Dari sisi ekonomi? Jelas tidak, para perempuan dipaksa untuk bekerja atau terlibat dalam sektor ekonomi karena sudah hancurnya sistem ekonomi yang ada. Ketika kerja keras para laki-laki dihargai dengan murahnya sehingga penghasilannya tak cukup untuk memenuhi kebutuhan keluarganya. Bukan hanya itu, banyak pula para laki-laki yang kebingungan mencari kerja karena minimnya lapangan pekerjaan yang tersedia.
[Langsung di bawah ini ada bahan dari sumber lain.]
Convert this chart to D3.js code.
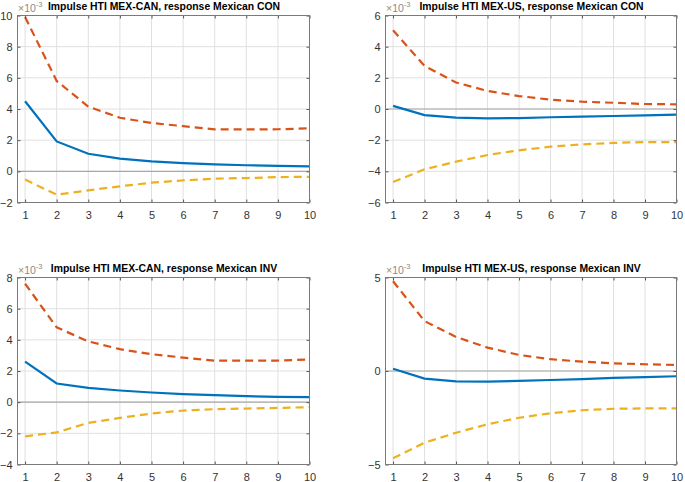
<!DOCTYPE html>
<html><head><meta charset="utf-8">
<script src="https://cdn.jsdelivr.net/npm/d3@7"></script>
<style>
body{margin:0;background:#fff}
svg{display:block}
text{font-family:"Liberation Sans",Arial,Helvetica,sans-serif}
</style>
</head><body>
<svg id="c" width="685" height="482"></svg>
<script>
// ---- data (values in units of 10^-3) ----
const periods = [1,2,3,4,5,6,7,8,9,10];
const xTickLabels = [1,2,3,4,5,6,7,8,9,10];

const titleCanCon = "Impulse HTI MEX-CAN, response Mexican CON";
const titleUsCon  = "Impulse HTI MEX-US, response Mexican CON";
const titleCanInv = "Impulse HTI MEX-CAN, response Mexican INV";
const titleUsInv  = "Impulse HTI MEX-US, response Mexican INV";

const canConIrf   = [4.5, 1.92, 1.13, 0.81, 0.64, 0.53, 0.45, 0.39, 0.35, 0.32];
const canConUpper = [9.9, 5.8, 4.15, 3.44, 3.1, 2.9, 2.69, 2.69, 2.7, 2.76];
const canConLower = [-0.53, -1.5, -1.22, -0.96, -0.73, -0.58, -0.47, -0.43, -0.37, -0.35];
const canConTicks = [-2, 0, 2, 4, 6, 8, 10];

const usConIrf   = [0.2, -0.39, -0.55, -0.6, -0.58, -0.53, -0.49, -0.45, -0.41, -0.36];
const usConUpper = [5.05, 2.76, 1.7, 1.16, 0.83, 0.6, 0.47, 0.4, 0.32, 0.3];
const usConLower = [-4.69, -3.87, -3.38, -2.95, -2.65, -2.42, -2.27, -2.18, -2.12, -2.12];
const usConTicks = [-6, -4, -2, 0, 2, 4, 6];

const canInvIrf   = [2.6, 1.2, 0.92, 0.75, 0.62, 0.52, 0.45, 0.39, 0.34, 0.32];
const canInvUpper = [7.6, 4.8, 3.9, 3.4, 3.08, 2.86, 2.66, 2.67, 2.67, 2.74];
const canInvLower = [-2.19, -1.94, -1.33, -1.01, -0.73, -0.54, -0.45, -0.41, -0.37, -0.32];
const canInvTicks = [-4, -2, 0, 2, 4, 6, 8];

const usInvIrf   = [0.12, -0.41, -0.55, -0.57, -0.53, -0.48, -0.43, -0.37, -0.33, -0.28];
const usInvUpper = [4.8, 2.67, 1.82, 1.25, 0.86, 0.63, 0.5, 0.41, 0.36, 0.32];
const usInvLower = [-4.67, -3.83, -3.3, -2.85, -2.5, -2.26, -2.1, -2.02, -2.0, -2.0];
const usInvTicks = [-5, 0, 5];

// ---- layout ----
const panels = [
  {title: titleCanCon, irf: canConIrf, up: canConUpper, lo: canConLower, ticks: canConTicks,
   box: {l: 17.5, r: 309.5, t: 15.5, b: 202.5}},
  {title: titleUsCon, irf: usConIrf, up: usConUpper, lo: usConLower, ticks: usConTicks,
   box: {l: 385.5, r: 676.5, t: 15.5, b: 202.5}},
  {title: titleCanInv, irf: canInvIrf, up: canInvUpper, lo: canInvLower, ticks: canInvTicks,
   box: {l: 17.5, r: 309.5, t: 277.5, b: 464.5}},
  {title: titleUsInv, irf: usInvIrf, up: usInvUpper, lo: usInvLower, ticks: usInvTicks,
   box: {l: 385.5, r: 676.5, t: 277.5, b: 464.5}}
];

const C_BLUE = "#0072BD", C_RED = "#D95319", C_YEL = "#EDB120";
const svg = d3.select("#c");

panels.forEach(p => {
  const b = p.box;
  const x = d3.scaleLinear().domain([0.76, 10]).range([b.l, b.r]);
  const y = d3.scaleLinear().domain(d3.extent(p.ticks)).range([b.b, b.t]);
  const g = svg.append("g");

  // grid
  g.selectAll(".gx").data(xTickLabels).enter().append("line")
    .attr("x1", d => x(d)).attr("x2", d => x(d)).attr("y1", b.t).attr("y2", b.b)
    .attr("stroke", "#e0e0e0").attr("stroke-width", 1);
  g.selectAll(".gy").data(p.ticks).enter().append("line")
    .attr("x1", b.l).attr("x2", b.r).attr("y1", d => y(d)).attr("y2", d => y(d))
    .attr("stroke", "#e0e0e0").attr("stroke-width", 1);

  // zero line
  g.append("line").attr("x1", b.l).attr("x2", b.r).attr("y1", y(0)).attr("y2", y(0))
    .attr("stroke", "#a8a8a8").attr("stroke-width", 1.2);

  const line = d3.line().x((d, i) => x(periods[i])).y(d => y(d));
  g.append("path").datum(p.irf).attr("d", line).attr("fill", "none")
    .attr("stroke", C_BLUE).attr("stroke-width", 2.2);
  g.append("path").datum(p.up).attr("d", line).attr("fill", "none")
    .attr("stroke", C_RED).attr("stroke-width", 2.2).attr("stroke-dasharray", "8,5");
  g.append("path").datum(p.lo).attr("d", line).attr("fill", "none")
    .attr("stroke", C_YEL).attr("stroke-width", 2.2).attr("stroke-dasharray", "8,5");

  // axes
  const ax = g.append("g").attr("transform", `translate(0,${b.b})`)
    .call(d3.axisBottom(x).tickValues(xTickLabels).tickSizeInner(-3).tickSizeOuter(0).tickPadding(9));
  const ay = g.append("g").attr("transform", `translate(${b.l},0)`)
    .call(d3.axisLeft(y).tickValues(p.ticks).tickSizeInner(-3).tickSizeOuter(0).tickPadding(5));
  const axT = g.append("g").attr("transform", `translate(0,${b.t})`)
    .call(d3.axisTop(x).tickValues(xTickLabels).tickSizeInner(-3).tickSizeOuter(0).tickFormat(""));
  const ayR = g.append("g").attr("transform", `translate(${b.r},0)`)
    .call(d3.axisRight(y).tickValues(p.ticks).tickSizeInner(-3).tickSizeOuter(0).tickFormat(""));
  [ax, ay, axT, ayR].forEach(a => {
    a.select(".domain").remove();
    a.selectAll(".tick line").attr("stroke", "#555");
    a.selectAll("text").attr("font-size", "11px").attr("fill", "#333")
      .attr("font-family", '"Liberation Sans",Arial,sans-serif');
  });

  // box
  g.append("rect").attr("x", b.l).attr("y", b.t).attr("width", b.r - b.l).attr("height", b.b - b.t)
    .attr("fill", "none").attr("stroke", "#7a7a7a").attr("stroke-width", 1);

  // exponent
  const ex = g.append("text").attr("x", b.l + 0.5).attr("y", b.t - 4)
    .attr("font-size", "10.5px").attr("fill", "#8a8a8a");
  ex.append("tspan").text("\u00d710");
  ex.append("tspan").attr("dy", -4.5).attr("font-size", "7.5px").text("-3");

  // title
  g.append("text").attr("x", (b.l + b.r) / 2 + 0.5).attr("y", b.t - 6)
    .attr("text-anchor", "middle").attr("font-size", "10.4px").attr("font-weight", "bold")
    .attr("fill", "#000").text(p.title);
});
</script>
</body></html>
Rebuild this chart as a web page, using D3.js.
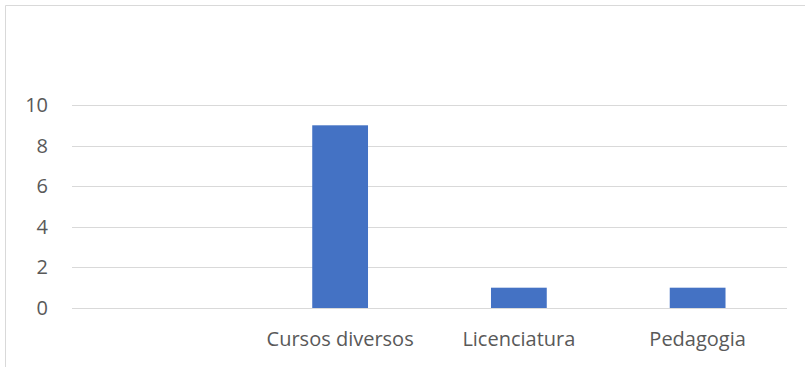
<!DOCTYPE html>
<html>
<head>
<meta charset="utf-8">
<script src="https://cdn.jsdelivr.net/npm/d3@7"></script>
<style>
  html, body { margin: 0; padding: 0; background: #fff; }
  svg { display: block; }
  text { font-family: "Open Sans", "Noto Sans", sans-serif; fill: #595959; }
</style>
</head>
<body>
<svg id="chart" width="805" height="367"></svg>
<script>
// Categories (first one is an empty category) and their counts
const categories = ["", "Cursos diversos", "Licenciatura", "Pedagogia"];
const values = [0, 9, 1, 1];
const yTicks = [0, 2, 4, 6, 8, 10];

const FONT = "'Open Sans', 'Noto Sans', sans-serif";
const svg = d3.select("#chart");
const W = 805, H = 367;
const plot = { left: 72, right: 787, top: 105, bottom: 308 };

// Chart-area frame (only left and top edges fall within the view)
svg.append("path")
  .attr("d", `M5.5,${H} V5.5 H${W}`)
  .attr("fill", "none")
  .attr("stroke", "#d9d9d9")
  .attr("stroke-width", 1);

const x = d3.scaleBand()
  .domain(categories.map((c, i) => i))
  .range([plot.left, plot.right])
  .paddingInner(0.688)
  .paddingOuter(0.344);

const y = d3.scaleLinear().domain([0, 10]).range([plot.bottom, plot.top]);

// Horizontal gridlines
svg.append("g")
  .selectAll("line")
  .data(yTicks)
  .join("line")
  .attr("x1", plot.left)
  .attr("x2", plot.right)
  .attr("y1", d => Math.round(y(d)) + 0.5)
  .attr("y2", d => Math.round(y(d)) + 0.5)
  .attr("stroke", "#d9d9d9")
  .attr("stroke-width", 1);

// Y axis labels
const yAxis = d3.axisLeft(y).tickValues(yTicks).tickSize(0).tickPadding(0);
const yg = svg.append("g").attr("transform", `translate(48,0)`).call(yAxis);
yg.select(".domain").remove();
yg.selectAll("text")
  .attr("font-size", 20)
  .style("font-family", FONT)
  .attr("fill", "#595959");

// Bars
svg.append("g")
  .selectAll("rect")
  .data(values)
  .join("rect")
  .attr("x", (d, i) => x(i))
  .attr("width", x.bandwidth())
  .attr("y", d => y(d))
  .attr("height", d => y(0) - y(d))
  .attr("fill", "#4472c4");

// Category labels
const bandScale = d3.scaleBand().domain(categories.map((c, i) => i)).range([plot.left, plot.right]);
const xAxis = d3.axisBottom(bandScale).tickSize(0).tickPadding(0).tickFormat(i => categories[i]);
const xg = svg.append("g").attr("transform", `translate(0,${plot.bottom + 24})`).call(xAxis);
xg.select(".domain").remove();
xg.selectAll("text")
  .attr("font-size", 20)
  .style("font-family", FONT)
  .attr("fill", "#595959");
</script>
</body>
</html>
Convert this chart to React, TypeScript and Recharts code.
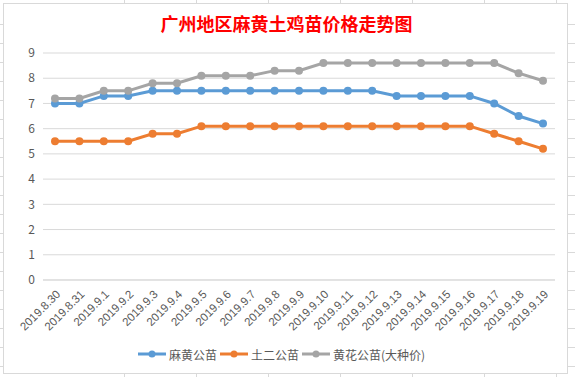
import React from 'react';
import { LineChart, Line, XAxis, YAxis, CartesianGrid, Legend } from 'recharts';

const dates = [
  '2019.8.30', '2019.8.31', '2019.9.1', '2019.9.2', '2019.9.3', '2019.9.4', '2019.9.5',
  '2019.9.6', '2019.9.7', '2019.9.8', '2019.9.9', '2019.9.10', '2019.9.11', '2019.9.12',
  '2019.9.13', '2019.9.14', '2019.9.15', '2019.9.16', '2019.9.17', '2019.9.18', '2019.9.19',
];

const mahuang = [7.0, 7.0, 7.3, 7.3, 7.5, 7.5, 7.5, 7.5, 7.5, 7.5, 7.5, 7.5, 7.5, 7.5, 7.3, 7.3, 7.3, 7.3, 7.0, 6.5, 6.2];
const tuer = [5.5, 5.5, 5.5, 5.5, 5.8, 5.8, 6.1, 6.1, 6.1, 6.1, 6.1, 6.1, 6.1, 6.1, 6.1, 6.1, 6.1, 6.1, 5.8, 5.5, 5.2];
const huanghua = [7.2, 7.2, 7.5, 7.5, 7.8, 7.8, 8.1, 8.1, 8.1, 8.3, 8.3, 8.6, 8.6, 8.6, 8.6, 8.6, 8.6, 8.6, 8.6, 8.2, 7.9];

const yTicks = [0, 1, 2, 3, 4, 5, 6, 7, 8, 9];

const series = [
  { key: 'mahuang', name: '麻黄公苗', color: '#5B9BD5' },
  { key: 'tuer', name: '土二公苗', color: '#ED7D31' },
  { key: 'huanghua', name: '黄花公苗(大种价)', color: '#A5A5A5' },
];

const data = dates.map((date, i) => ({
  date,
  mahuang: mahuang[i],
  tuer: tuer[i],
  huanghua: huanghua[i],
}));

const font = '"Noto Sans CJK SC", "Liberation Sans", sans-serif';

function DateTick({ x, y, payload }: any) {
  return (
    <g transform={`translate(${x + 6},${y + 7})`}>
      <text
        x={0}
        y={0}
        textAnchor="end"
        fill="#595959"
        fontSize={11.5}
        fontFamily='"Liberation Sans", sans-serif'
        transform="rotate(-45)"
      >
        {payload.value}
      </text>
    </g>
  );
}

function LegendContent() {
  return (
    <div style={{ display: 'flex', justifyContent: 'center', alignItems: 'center', height: 20, paddingLeft: 8 }}>
      {series.map((s) => (
        <div key={s.key} style={{ display: 'flex', alignItems: 'center', marginRight: 3 }}>
          <svg width={28} height={10} style={{ marginRight: 3 }}>
            <line x1={0} y1={5} x2={28} y2={5} stroke={s.color} strokeWidth={3} />
            <circle cx={14} cy={5} r={3.5} fill={s.color} />
          </svg>
          <span style={{ fontSize: 12, color: '#595959', fontFamily: font }}>{s.name}</span>
        </div>
      ))}
    </div>
  );
}

export default function App() {
  return (
    <div
      style={{
        position: 'absolute',
        left: 0,
        top: 0,
        width: 575,
        height: 377,
        background: '#fff',
        backgroundImage:
          'repeating-linear-gradient(to right, transparent 0 71px, #D9D9D9 71px 72px), repeating-linear-gradient(to bottom, transparent 0 18px, #D9D9D9 18px 19px)',
        backgroundPosition: '53px 0, 0 6px',
      }}
    >
      <div
        style={{
          position: 'absolute',
          left: 3,
          top: 3,
          width: 565,
          height: 371,
          background: '#fff',
          border: '1px solid #D9D9D9',
          boxSizing: 'border-box',
        }}
      >
        <div
          style={{
            position: 'absolute',
            left: 0,
            top: 8,
            width: 565,
            textAlign: 'center',
            color: '#FF0000',
            fontSize: 18,
            fontWeight: 700,
            fontFamily: font,
            lineHeight: '22px',
          }}
        >
          广州地区麻黄土鸡苗价格走势图
        </div>
        <div style={{ position: 'absolute', left: -1, top: -1 }}>
          <LineChart width={565} height={371} data={data} margin={{ top: 50, right: 13, bottom: 10, left: 0 }}>
            <CartesianGrid vertical={false} stroke="#D9D9D9" />
            <XAxis
              dataKey="date"
              interval={0}
              height={64}
              padding={{ left: 12, right: 12 }}
              tick={<DateTick />}
              tickLine={false}
              axisLine={{ stroke: '#D9D9D9' }}
            />
            <YAxis
              width={40}
              domain={[0, 9]}
              ticks={yTicks}
              tickLine={false}
              axisLine={false}
              tick={{ fill: '#595959', fontSize: 12, fontFamily: font }}
            />
            <Legend verticalAlign="bottom" content={<LegendContent />} />
            {series.map((s) => (
              <Line
                key={s.key}
                dataKey={s.key}
                name={s.name}
                stroke={s.color}
                strokeWidth={3}
                type="linear"
                dot={{ r: 4, fill: s.color, stroke: s.color, strokeWidth: 0 }}
                activeDot={false}
                isAnimationActive={false}
              />
            ))}
          </LineChart>
        </div>
      </div>
    </div>
  );
}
Dari sisi pendidikan? Malu rasanya jika harus mengatakan kita sudah merdeka, ketika biaya pendidikan begitu mahal. Saking mahalnya sampai tidak semua orang bisa mengaksesnya. Banyak para pemuda kita yang impiannya duduk di bangku kuliah berakhir dengan mimpi belaka. Karena sungguh untuk memenuhi kebutuhan perut saja mereka membutuhkan perjuangan, apalagi pendidikan yang semakin mahal.

Dari sisi pemikiran? Kesehatan? Pemerintahan? Sumber daya alam?
Dengan malu harus kita akui bahwa dari segala sisi, kita belum merdeka. Kita hanya merdeka secara penyiksaan fisik oleh asing, tapi tak sadar jika seluruh elemen kehidupan kita masih terus dijajah.

Semoga kelak kita bisa merdeka secara hakiki dalam segala aspek kehidupan. Dan hanya dengan Islamlah kita diatur secara sempurna dan bisa merdeka secara hakiki jika menerapkan seluruh aspek kehidupan dengan syariatnya. Wallahu’alam bish-shawab.